Data provided —
========================

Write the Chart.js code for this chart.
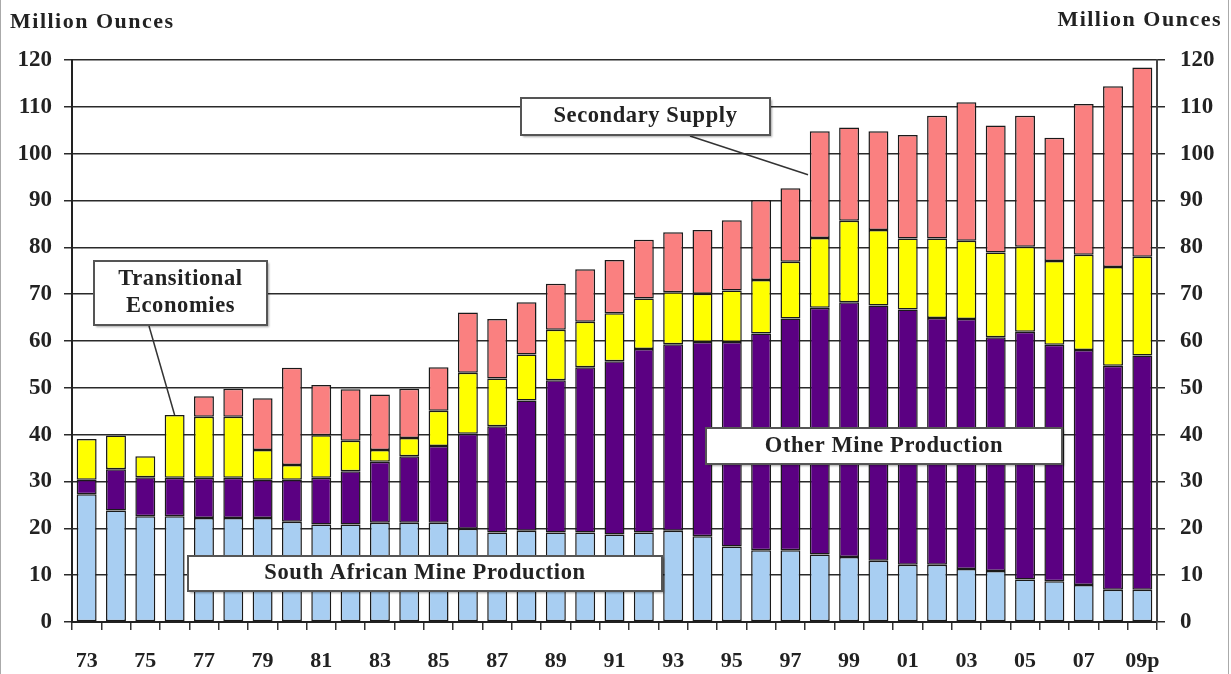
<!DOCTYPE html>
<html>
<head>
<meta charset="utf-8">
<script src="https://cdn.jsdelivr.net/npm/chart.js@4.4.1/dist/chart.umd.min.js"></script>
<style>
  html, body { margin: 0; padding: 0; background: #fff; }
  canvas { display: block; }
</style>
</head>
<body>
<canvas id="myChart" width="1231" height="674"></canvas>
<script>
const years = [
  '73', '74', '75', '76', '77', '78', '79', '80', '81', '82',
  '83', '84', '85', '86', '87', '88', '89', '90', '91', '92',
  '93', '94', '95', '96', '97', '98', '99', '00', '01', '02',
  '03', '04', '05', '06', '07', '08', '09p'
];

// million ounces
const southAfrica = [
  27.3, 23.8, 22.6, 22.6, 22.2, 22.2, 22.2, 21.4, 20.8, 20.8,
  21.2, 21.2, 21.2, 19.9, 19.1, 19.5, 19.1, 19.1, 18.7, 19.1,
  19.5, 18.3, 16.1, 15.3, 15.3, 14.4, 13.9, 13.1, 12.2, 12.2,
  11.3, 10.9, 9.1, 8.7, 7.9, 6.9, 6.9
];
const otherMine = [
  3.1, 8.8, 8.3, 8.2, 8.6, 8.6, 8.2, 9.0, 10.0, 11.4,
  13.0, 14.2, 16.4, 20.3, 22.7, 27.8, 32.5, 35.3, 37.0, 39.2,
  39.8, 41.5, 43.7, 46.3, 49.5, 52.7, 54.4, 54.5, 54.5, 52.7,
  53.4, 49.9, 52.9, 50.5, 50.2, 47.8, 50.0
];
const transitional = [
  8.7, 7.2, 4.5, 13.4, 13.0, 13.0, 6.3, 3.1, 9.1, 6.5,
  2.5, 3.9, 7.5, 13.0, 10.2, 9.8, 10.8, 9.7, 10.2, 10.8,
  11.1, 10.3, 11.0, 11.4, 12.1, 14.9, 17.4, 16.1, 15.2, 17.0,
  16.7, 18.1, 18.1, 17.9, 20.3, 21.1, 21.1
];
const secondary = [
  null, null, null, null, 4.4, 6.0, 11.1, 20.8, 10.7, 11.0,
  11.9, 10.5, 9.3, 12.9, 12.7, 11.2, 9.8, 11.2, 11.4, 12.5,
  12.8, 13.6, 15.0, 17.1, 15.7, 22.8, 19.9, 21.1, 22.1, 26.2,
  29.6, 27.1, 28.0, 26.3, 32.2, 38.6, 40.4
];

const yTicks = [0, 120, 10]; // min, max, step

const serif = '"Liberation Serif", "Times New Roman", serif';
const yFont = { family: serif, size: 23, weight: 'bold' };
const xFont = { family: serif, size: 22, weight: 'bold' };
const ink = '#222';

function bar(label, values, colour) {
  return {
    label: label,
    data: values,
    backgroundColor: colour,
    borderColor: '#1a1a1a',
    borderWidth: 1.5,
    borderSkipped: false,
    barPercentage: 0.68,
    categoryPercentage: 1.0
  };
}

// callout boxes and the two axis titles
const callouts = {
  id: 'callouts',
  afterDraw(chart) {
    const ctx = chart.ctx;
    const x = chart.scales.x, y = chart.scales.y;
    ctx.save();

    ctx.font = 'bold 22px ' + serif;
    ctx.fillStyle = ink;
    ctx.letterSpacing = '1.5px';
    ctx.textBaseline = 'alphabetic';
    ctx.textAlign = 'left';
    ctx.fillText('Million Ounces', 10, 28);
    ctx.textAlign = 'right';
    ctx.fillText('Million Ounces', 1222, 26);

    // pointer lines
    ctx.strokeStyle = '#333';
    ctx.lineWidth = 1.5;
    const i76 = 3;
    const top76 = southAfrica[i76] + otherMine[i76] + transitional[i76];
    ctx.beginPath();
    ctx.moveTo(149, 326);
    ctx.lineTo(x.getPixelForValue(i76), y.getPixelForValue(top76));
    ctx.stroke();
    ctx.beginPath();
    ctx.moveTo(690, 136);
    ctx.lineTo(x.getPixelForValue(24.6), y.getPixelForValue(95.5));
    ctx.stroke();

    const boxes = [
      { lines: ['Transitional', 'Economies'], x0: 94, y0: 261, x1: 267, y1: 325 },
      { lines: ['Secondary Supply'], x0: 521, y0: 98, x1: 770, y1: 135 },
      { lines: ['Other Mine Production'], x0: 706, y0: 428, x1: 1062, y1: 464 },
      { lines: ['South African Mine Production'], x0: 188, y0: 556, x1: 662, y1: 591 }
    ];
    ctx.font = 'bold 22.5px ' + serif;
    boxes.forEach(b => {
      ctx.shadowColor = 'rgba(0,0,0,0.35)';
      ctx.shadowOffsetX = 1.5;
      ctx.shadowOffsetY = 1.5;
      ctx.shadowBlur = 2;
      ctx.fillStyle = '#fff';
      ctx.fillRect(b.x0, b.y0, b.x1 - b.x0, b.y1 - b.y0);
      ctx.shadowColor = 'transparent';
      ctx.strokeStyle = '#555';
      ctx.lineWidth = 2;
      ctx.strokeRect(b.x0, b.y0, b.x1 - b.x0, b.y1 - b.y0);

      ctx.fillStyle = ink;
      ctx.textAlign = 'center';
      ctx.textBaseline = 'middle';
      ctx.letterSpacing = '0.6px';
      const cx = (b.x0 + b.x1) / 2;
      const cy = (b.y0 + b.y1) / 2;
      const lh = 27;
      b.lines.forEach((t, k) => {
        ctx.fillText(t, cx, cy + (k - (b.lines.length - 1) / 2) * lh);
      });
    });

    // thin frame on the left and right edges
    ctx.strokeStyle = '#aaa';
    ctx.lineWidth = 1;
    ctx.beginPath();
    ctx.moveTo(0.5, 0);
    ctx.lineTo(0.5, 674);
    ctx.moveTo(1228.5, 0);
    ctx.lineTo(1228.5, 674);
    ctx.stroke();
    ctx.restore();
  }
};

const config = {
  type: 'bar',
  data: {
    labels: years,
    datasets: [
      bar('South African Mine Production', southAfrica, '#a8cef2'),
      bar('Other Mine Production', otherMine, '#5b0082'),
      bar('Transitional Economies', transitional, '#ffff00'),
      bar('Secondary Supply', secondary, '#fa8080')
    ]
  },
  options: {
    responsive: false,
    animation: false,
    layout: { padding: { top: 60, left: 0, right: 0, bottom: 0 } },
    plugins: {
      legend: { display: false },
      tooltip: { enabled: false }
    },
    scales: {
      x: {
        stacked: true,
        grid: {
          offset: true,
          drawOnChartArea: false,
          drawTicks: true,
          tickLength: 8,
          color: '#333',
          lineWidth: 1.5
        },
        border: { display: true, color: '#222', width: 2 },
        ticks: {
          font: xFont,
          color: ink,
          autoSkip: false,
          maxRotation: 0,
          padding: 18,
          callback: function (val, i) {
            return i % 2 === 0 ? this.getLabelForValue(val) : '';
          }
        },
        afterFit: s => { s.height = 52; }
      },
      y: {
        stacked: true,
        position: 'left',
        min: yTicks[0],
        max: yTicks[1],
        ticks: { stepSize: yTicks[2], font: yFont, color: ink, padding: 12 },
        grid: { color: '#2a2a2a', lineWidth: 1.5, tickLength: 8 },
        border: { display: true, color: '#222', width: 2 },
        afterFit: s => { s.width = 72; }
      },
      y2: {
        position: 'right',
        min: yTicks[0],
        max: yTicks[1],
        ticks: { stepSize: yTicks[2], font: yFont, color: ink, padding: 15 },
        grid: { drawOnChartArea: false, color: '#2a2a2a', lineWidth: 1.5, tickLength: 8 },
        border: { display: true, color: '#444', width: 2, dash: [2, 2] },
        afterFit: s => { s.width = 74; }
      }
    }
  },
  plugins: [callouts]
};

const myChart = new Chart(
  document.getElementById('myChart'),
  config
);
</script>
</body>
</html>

========================

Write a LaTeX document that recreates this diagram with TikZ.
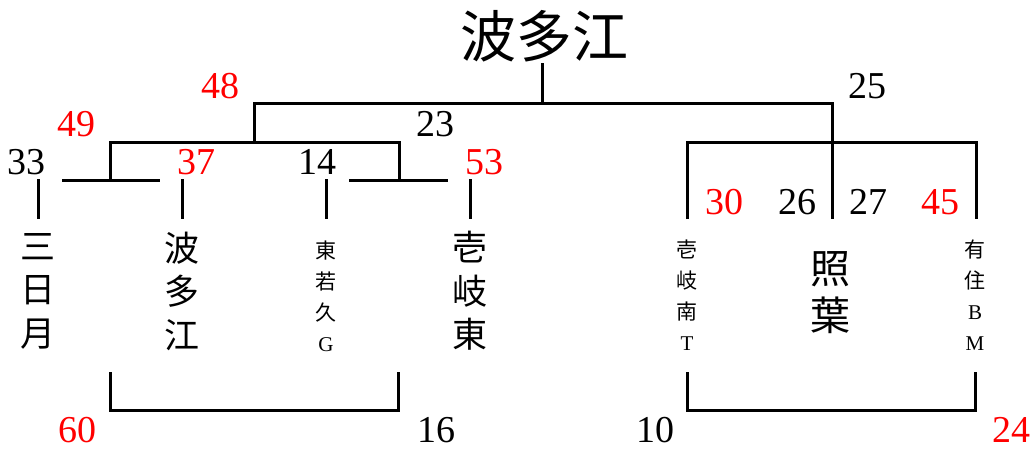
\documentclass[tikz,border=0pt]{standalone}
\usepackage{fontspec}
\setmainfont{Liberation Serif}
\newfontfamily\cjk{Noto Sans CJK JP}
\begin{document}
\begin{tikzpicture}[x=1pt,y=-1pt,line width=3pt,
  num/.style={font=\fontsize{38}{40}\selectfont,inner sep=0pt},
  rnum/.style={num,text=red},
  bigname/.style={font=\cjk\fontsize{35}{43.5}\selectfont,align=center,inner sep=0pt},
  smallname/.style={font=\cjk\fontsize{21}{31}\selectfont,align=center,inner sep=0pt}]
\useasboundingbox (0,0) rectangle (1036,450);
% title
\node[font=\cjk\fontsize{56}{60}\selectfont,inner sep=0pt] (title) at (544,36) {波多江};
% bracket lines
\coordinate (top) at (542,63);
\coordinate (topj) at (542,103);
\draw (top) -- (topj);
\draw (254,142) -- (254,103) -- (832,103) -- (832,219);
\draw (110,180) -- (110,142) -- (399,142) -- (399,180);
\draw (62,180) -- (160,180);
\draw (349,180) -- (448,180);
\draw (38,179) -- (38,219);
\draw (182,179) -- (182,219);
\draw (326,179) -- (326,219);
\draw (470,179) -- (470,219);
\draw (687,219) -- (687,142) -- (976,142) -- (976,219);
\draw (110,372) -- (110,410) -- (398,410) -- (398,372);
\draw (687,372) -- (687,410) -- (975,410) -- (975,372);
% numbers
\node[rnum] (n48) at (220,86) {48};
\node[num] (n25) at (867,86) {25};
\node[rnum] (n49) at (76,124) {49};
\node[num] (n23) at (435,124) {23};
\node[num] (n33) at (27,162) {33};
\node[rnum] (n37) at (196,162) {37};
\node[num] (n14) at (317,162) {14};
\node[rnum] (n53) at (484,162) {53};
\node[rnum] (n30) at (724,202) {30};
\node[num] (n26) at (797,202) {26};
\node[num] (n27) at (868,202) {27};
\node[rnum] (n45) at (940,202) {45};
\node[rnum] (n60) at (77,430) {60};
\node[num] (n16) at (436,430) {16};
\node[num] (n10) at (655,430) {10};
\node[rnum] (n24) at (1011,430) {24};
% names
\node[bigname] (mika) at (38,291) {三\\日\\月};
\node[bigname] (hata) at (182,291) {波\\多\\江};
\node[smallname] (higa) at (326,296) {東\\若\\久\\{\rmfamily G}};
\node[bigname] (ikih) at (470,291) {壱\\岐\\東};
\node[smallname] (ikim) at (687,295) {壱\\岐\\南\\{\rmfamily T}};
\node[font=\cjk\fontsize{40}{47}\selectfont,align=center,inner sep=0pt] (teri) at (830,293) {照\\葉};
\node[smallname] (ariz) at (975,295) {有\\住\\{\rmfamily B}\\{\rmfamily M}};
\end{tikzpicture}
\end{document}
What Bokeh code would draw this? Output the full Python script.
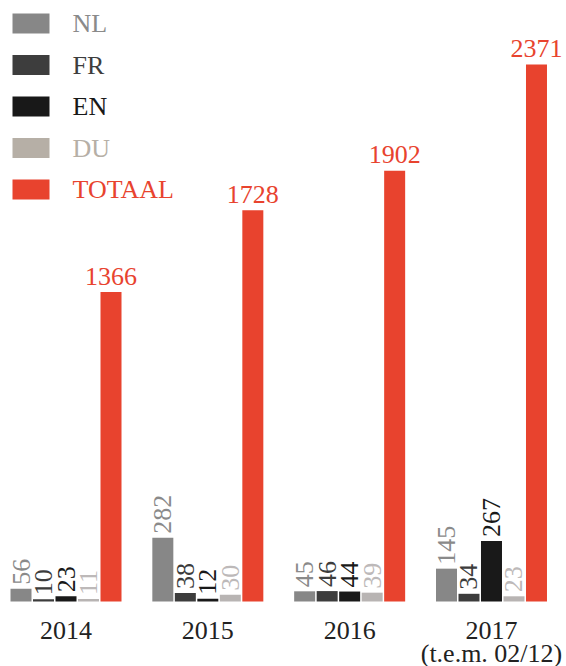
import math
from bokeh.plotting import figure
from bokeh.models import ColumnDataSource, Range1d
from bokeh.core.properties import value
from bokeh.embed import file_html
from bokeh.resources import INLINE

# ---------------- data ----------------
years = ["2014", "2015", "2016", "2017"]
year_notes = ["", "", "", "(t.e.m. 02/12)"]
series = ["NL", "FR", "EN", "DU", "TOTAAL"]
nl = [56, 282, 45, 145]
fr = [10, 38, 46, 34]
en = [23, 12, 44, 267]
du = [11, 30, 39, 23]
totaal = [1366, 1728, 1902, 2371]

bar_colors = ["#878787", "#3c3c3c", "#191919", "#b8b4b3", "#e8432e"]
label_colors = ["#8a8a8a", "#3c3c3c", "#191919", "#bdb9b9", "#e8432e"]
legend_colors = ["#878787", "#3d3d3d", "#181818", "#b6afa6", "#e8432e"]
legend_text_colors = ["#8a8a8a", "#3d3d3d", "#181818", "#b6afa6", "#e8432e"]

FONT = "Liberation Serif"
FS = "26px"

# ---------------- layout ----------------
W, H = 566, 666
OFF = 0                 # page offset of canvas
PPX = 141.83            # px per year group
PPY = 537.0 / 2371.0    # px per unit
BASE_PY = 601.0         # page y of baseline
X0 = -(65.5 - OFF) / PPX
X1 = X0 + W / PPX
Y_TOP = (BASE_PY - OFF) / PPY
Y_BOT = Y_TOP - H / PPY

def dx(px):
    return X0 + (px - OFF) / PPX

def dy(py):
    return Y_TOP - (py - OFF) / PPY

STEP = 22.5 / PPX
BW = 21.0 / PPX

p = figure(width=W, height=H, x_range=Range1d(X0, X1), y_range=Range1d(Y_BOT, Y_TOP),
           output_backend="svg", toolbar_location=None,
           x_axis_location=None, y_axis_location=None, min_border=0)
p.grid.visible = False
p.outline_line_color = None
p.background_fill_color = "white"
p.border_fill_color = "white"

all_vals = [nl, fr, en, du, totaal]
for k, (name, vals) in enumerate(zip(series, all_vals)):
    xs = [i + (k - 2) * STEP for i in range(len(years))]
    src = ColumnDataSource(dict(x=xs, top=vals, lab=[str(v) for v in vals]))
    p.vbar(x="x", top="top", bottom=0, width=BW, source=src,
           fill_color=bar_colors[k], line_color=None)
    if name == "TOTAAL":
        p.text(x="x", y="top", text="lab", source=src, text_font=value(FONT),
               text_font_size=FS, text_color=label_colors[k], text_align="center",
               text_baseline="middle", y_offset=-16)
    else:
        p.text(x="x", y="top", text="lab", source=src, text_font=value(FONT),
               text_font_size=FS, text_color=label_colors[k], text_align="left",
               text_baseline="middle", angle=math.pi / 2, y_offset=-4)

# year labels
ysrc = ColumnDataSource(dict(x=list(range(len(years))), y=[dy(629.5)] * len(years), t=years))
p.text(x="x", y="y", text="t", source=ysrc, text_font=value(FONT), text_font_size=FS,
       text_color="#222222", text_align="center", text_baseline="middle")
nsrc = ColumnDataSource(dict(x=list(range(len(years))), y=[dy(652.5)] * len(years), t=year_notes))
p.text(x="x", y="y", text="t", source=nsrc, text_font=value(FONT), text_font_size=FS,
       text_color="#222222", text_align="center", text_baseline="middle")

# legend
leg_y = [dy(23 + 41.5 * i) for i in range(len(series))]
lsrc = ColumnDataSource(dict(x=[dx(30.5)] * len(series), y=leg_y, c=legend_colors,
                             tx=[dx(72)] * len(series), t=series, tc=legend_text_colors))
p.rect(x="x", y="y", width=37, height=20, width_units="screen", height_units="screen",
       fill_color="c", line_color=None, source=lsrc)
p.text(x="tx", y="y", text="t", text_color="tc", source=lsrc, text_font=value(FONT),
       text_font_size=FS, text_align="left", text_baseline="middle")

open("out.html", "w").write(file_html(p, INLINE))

========================

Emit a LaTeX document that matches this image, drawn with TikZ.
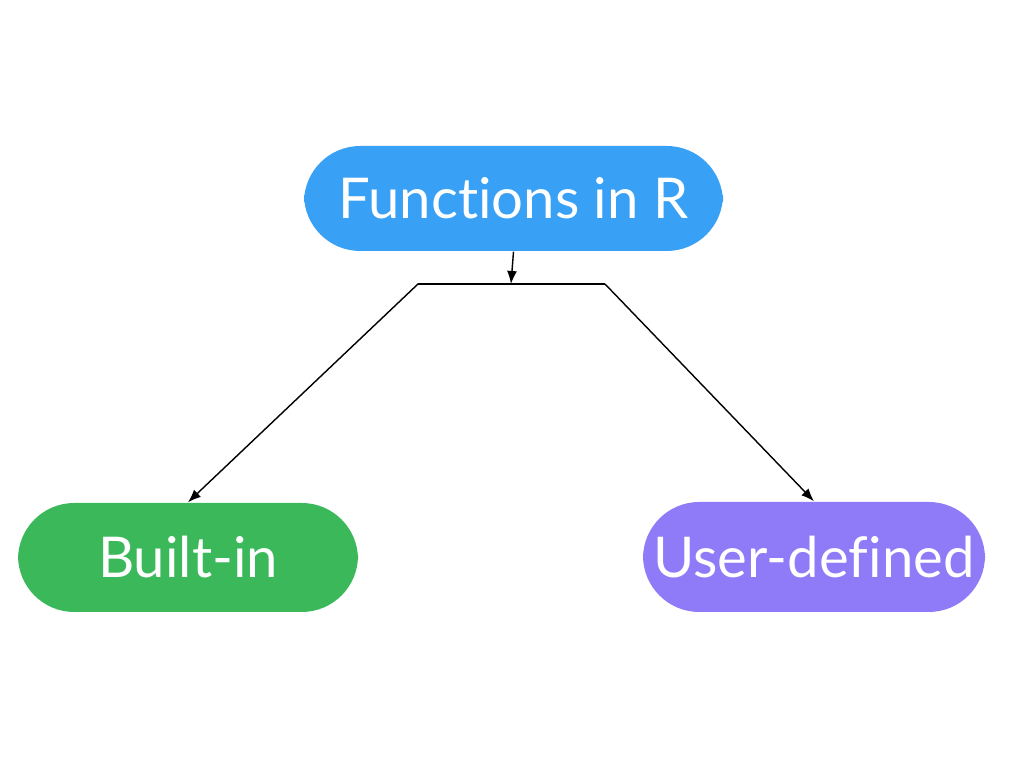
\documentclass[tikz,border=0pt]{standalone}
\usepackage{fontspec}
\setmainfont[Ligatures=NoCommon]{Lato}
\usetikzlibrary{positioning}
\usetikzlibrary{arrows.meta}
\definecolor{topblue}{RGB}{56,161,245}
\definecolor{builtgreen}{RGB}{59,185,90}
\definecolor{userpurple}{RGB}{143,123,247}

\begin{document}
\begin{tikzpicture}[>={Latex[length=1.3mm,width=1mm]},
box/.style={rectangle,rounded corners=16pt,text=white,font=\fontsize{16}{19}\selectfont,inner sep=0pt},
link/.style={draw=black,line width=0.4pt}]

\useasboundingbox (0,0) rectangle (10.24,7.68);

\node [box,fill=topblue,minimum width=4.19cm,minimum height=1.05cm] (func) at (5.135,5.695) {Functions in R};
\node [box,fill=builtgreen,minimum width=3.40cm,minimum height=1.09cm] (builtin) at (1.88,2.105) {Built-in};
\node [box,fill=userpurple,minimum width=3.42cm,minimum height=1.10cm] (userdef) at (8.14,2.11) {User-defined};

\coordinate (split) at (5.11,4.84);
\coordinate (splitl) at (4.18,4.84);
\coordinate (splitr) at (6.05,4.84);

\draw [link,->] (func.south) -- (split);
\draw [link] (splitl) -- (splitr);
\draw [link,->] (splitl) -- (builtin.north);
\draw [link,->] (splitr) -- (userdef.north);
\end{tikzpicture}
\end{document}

========================

What the exercise asks —
Reproduce exactly the run of lines beginning with the one that contains "Write the Chart.js code for this chart." and ending with the one that contains "const yTicks = [0, 120, 10];". Do not include pictures.

Output below —
Write the Chart.js code for this chart.
<!DOCTYPE html>
<html>
<head>
<meta charset="utf-8">
<script src="https://cdn.jsdelivr.net/npm/chart.js@4.4.1/dist/chart.umd.min.js"></script>
<style>
  html, body { margin: 0; padding: 0; background: #fff; }
  canvas { display: block; }
</style>
</head>
<body>
<canvas id="myChart" width="1231" height="674"></canvas>
<script>
const years = [
  '73', '74', '75', '76', '77', '78', '79', '80', '81', '82',
  '83', '84', '85', '86', '87', '88', '89', '90', '91', '92',
  '93', '94', '95', '96', '97', '98', '99', '00', '01', '02',
  '03', '04', '05', '06', '07', '08', '09p'
];

// million ounces
const southAfrica = [
  27.3, 23.8, 22.6, 22.6, 22.2, 22.2, 22.2, 21.4, 20.8, 20.8,
  21.2, 21.2, 21.2, 19.9, 19.1, 19.5, 19.1, 19.1, 18.7, 19.1,
  19.5, 18.3, 16.1, 15.3, 15.3, 14.4, 13.9, 13.1, 12.2, 12.2,
  11.3, 10.9, 9.1, 8.7, 7.9, 6.9, 6.9
];
const otherMine = [
  3.1, 8.8, 8.3, 8.2, 8.6, 8.6, 8.2, 9.0, 10.0, 11.4,
  13.0, 14.2, 16.4, 20.3, 22.7, 27.8, 32.5, 35.3, 37.0, 39.2,
  39.8, 41.5, 43.7, 46.3, 49.5, 52.7, 54.4, 54.5, 54.5, 52.7,
  53.4, 49.9, 52.9, 50.5, 50.2, 47.8, 50.0
];
const transitional = [
  8.7, 7.2, 4.5, 13.4, 13.0, 13.0, 6.3, 3.1, 9.1, 6.5,
  2.5, 3.9, 7.5, 13.0, 10.2, 9.8, 10.8, 9.7, 10.2, 10.8,
  11.1, 10.3, 11.0, 11.4, 12.1, 14.9, 17.4, 16.1, 15.2, 17.0,
  16.7, 18.1, 18.1, 17.9, 20.3, 21.1, 21.1
];
const secondary = [
  null, null, null, null, 4.4, 6.0, 11.1, 20.8, 10.7, 11.0,
  11.9, 10.5, 9.3, 12.9, 12.7, 11.2, 9.8, 11.2, 11.4, 12.5,
  12.8, 13.6, 15.0, 17.1, 15.7, 22.8, 19.9, 21.1, 22.1, 26.2,
  29.6, 27.1, 28.0, 26.3, 32.2, 38.6, 40.4
];

const yTicks = [0, 120, 10]; // min, max, step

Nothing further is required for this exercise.